The Simulated Open Field Environment (SOFE), a loudspeaker setup in an anechoic chamber to render sound sources along with their simulated, spatialized reflections, has been used for more than two decades in free-field hearing research. In 2004, the concept was revised to incorporate room-acoustic simulation software that computes sound reflections in arbitrarily-shaped rooms and auralizes them via many loudspeakers—the principle of various systems used today (Hafter and Seeber, ICA 2004). For a complete redesign of the system, an anechoic chamber has been purpose-built at TUM and I will talk about its specifications. The anechoic chamber hosts the real-time SOFE (rtSOFE), a setup with 61 loudspeakers to create a spatial sound field in a 5 m x 5 m area along with 360° of visual 3D projection.

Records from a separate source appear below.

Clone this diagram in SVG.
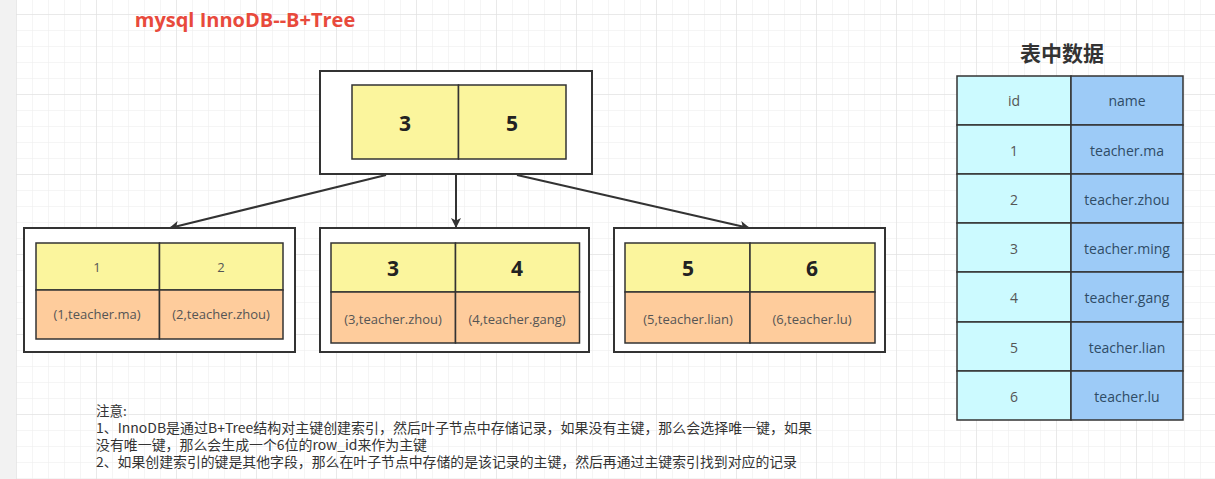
<svg xmlns="http://www.w3.org/2000/svg" width="1215" height="479" viewBox="0 0 1215 479">
<defs>
<pattern id="minor" x="16" y="14" width="16" height="16" patternUnits="userSpaceOnUse">
<path d="M0 0 H16 M0 0 V16" fill="none" stroke="#ececec" stroke-width="1"/>
</pattern>
<pattern id="major" x="16" y="14" width="80" height="80" patternUnits="userSpaceOnUse">
<path d="M0 0 H80 M0 0 V80" fill="none" stroke="#dedede" stroke-width="1"/>
</pattern>
<marker id="arr" viewBox="0 0 10 10" refX="9" refY="5" markerWidth="10" markerHeight="10" markerUnits="userSpaceOnUse" orient="auto">
<path d="M0 0 L10 5 L0 10 L2.5 5 Z" fill="#333"/>
</marker>
<style>
.outer{fill:#fff;stroke:#333;stroke-width:2}
.y{fill:#fbf59d;stroke:#333;stroke-width:1.5}
.o{fill:#fecc9c;stroke:#333;stroke-width:1.5}
.c1{fill:#ccfaff;stroke:#333;stroke-width:1.5}
.c2{fill:#9dcbf7;stroke:#333;stroke-width:1.5}
text{font-family:"Open Sans","Noto Sans CJK SC",sans-serif;text-anchor:middle;dominant-baseline:central}
.big{font-size:21px;font-weight:bold;fill:#222}
.sm{font-size:13px;fill:#555}
.tl{font-size:14px;fill:#555}
.tr{font-size:14px;fill:#2f4c66}
.note{font-family:"Noto Sans CJK SC",sans-serif;font-size:13.5px;fill:#333;text-anchor:start;dominant-baseline:auto}
.conn{fill:none;stroke:#333;stroke-width:2;marker-end:url(#arr)}
</style>
</defs>
<rect width="1215" height="479" fill="#fff"/>
<rect x="16" y="0" width="1199" height="479" fill="url(#minor)"/>
<rect x="16" y="0" width="1199" height="479" fill="url(#major)"/>
<rect x="0" y="0" width="16" height="479" fill="#f2f2f2"/>

<text id="title" x="245" y="19" style="font-size:20px;font-weight:bold;fill:#e84a3c;font-family:'Open Sans','Noto Sans CJK SC',sans-serif">mysql InnoDB--B+Tree</text>

<g id="edges">
<line class="conn" x1="386" y1="175" x2="170" y2="228"/>
<line class="conn" x1="456" y1="175" x2="456" y2="227"/>
<line class="conn" x1="517" y1="175" x2="749" y2="228"/>
</g>

<g id="root">
<rect class="outer" x="320" y="71" width="272" height="103"/>
<rect class="y" x="352" y="85" width="106.5" height="74"/>
<rect class="y" x="458.5" y="85" width="107.5" height="74"/>
<text class="big" x="405" y="123">3</text>
<text class="big" x="512" y="123">5</text>
</g>

<g id="leaf1">
<rect class="outer" x="24" y="228" width="271" height="124"/>
<rect class="y" x="36" y="243" width="123.5" height="47"/>
<rect class="y" x="159.5" y="243" width="123.5" height="47"/>
<rect class="o" x="36" y="290" width="123.5" height="49"/>
<rect class="o" x="159.5" y="290" width="123.5" height="49"/>
<text class="sm" x="97" y="267">1</text>
<text class="sm" x="221" y="267">2</text>
<text class="sm" x="97" y="314">(1,teacher.ma)</text>
<text class="sm" x="221" y="314">(2,teacher.zhou)</text>
</g>

<g id="leaf2">
<rect class="outer" x="320" y="228" width="269" height="124"/>
<rect class="y" x="331" y="243" width="124.5" height="49"/>
<rect class="y" x="455.5" y="243" width="124" height="49"/>
<rect class="o" x="331" y="292" width="124.5" height="51"/>
<rect class="o" x="455.5" y="292" width="124" height="51"/>
<text class="big" x="393" y="268">3</text>
<text class="big" x="517" y="268">4</text>
<text class="sm" x="393" y="319">(3,teacher.zhou)</text>
<text class="sm" x="517" y="319">(4,teacher.gang)</text>
</g>

<g id="leaf3">
<rect class="outer" x="614" y="228" width="271" height="124"/>
<rect class="y" x="625" y="243" width="125" height="49"/>
<rect class="y" x="750" y="243" width="125" height="49"/>
<rect class="o" x="625" y="292" width="125" height="51"/>
<rect class="o" x="750" y="292" width="125" height="51"/>
<text class="big" x="688" y="268">5</text>
<text class="big" x="812" y="268">6</text>
<text class="sm" x="688" y="319">(5,teacher.lian)</text>
<text class="sm" x="812" y="319">(6,teacher.lu)</text>
</g>

<g id="table">
<text x="1062" y="52" style="font-family:'Noto Sans CJK SC',sans-serif;font-size:21px;font-weight:bold;fill:#333">表中数据</text>
<rect class="c1" x="957" y="76" width="114" height="49"/>
<rect class="c2" x="1071" y="76" width="112" height="49"/>
<rect class="c1" x="957" y="125" width="114" height="49"/>
<rect class="c2" x="1071" y="125" width="112" height="49"/>
<rect class="c1" x="957" y="174" width="114" height="49"/>
<rect class="c2" x="1071" y="174" width="112" height="49"/>
<rect class="c1" x="957" y="223" width="114" height="49"/>
<rect class="c2" x="1071" y="223" width="112" height="49"/>
<rect class="c1" x="957" y="272" width="114" height="50"/>
<rect class="c2" x="1071" y="272" width="112" height="50"/>
<rect class="c1" x="957" y="322" width="114" height="49"/>
<rect class="c2" x="1071" y="322" width="112" height="49"/>
<rect class="c1" x="957" y="371" width="114" height="49"/>
<rect class="c2" x="1071" y="371" width="112" height="49"/>
<text class="tl" x="1014" y="100">id</text>
<text class="tr" x="1127" y="100">name</text>
<text class="tl" x="1014" y="150">1</text>
<text class="tr" x="1127" y="150">teacher.ma</text>
<text class="tl" x="1014" y="199">2</text>
<text class="tr" x="1127" y="199">teacher.zhou</text>
<text class="tl" x="1014" y="248">3</text>
<text class="tr" x="1127" y="248">teacher.ming</text>
<text class="tl" x="1014" y="297">4</text>
<text class="tr" x="1127" y="297">teacher.gang</text>
<text class="tl" x="1014" y="347">5</text>
<text class="tr" x="1127" y="347">teacher.lian</text>
<text class="tl" x="1014" y="396">6</text>
<text class="tr" x="1127" y="396">teacher.lu</text>
</g>

<g id="notes">
<text class="note" x="96" y="416">注意:</text>
<text class="note" x="96" y="433" textLength="716" lengthAdjust="spacingAndGlyphs">1、InnoDB是通过B+Tree结构对主键创建索引，然后叶子节点中存储记录，如果没有主键，那么会选择唯一键，如果</text>
<text class="note" x="96" y="450" textLength="331" lengthAdjust="spacingAndGlyphs">没有唯一键，那么会生成一个6位的row_id来作为主键</text>
<text class="note" x="96" y="467" textLength="701" lengthAdjust="spacingAndGlyphs">2、如果创建索引的键是其他字段，那么在叶子节点中存储的是该记录的主键，然后再通过主键索引找到对应的记录</text>
</g>
</svg>
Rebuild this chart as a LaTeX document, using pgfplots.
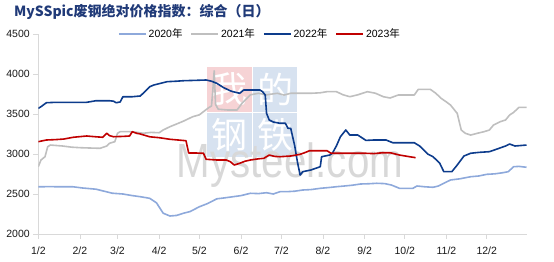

New room-acoustic simulation software for interactive computation of reflections computes room impulse responses in sub-millisecond intervals and updates a convolution system capable of convolving seconds-long impulse responses for many independent loudspeaker channels with very short latency. I will present the general concept and capabilities of the new rtSOFE, give details about its implementation and first experimental results. The rtSOFE in the new anechoic chamber at TUM forms a cutting edge research facility for interactive psychoacoustic and audio-visual research in virtual acoustic space.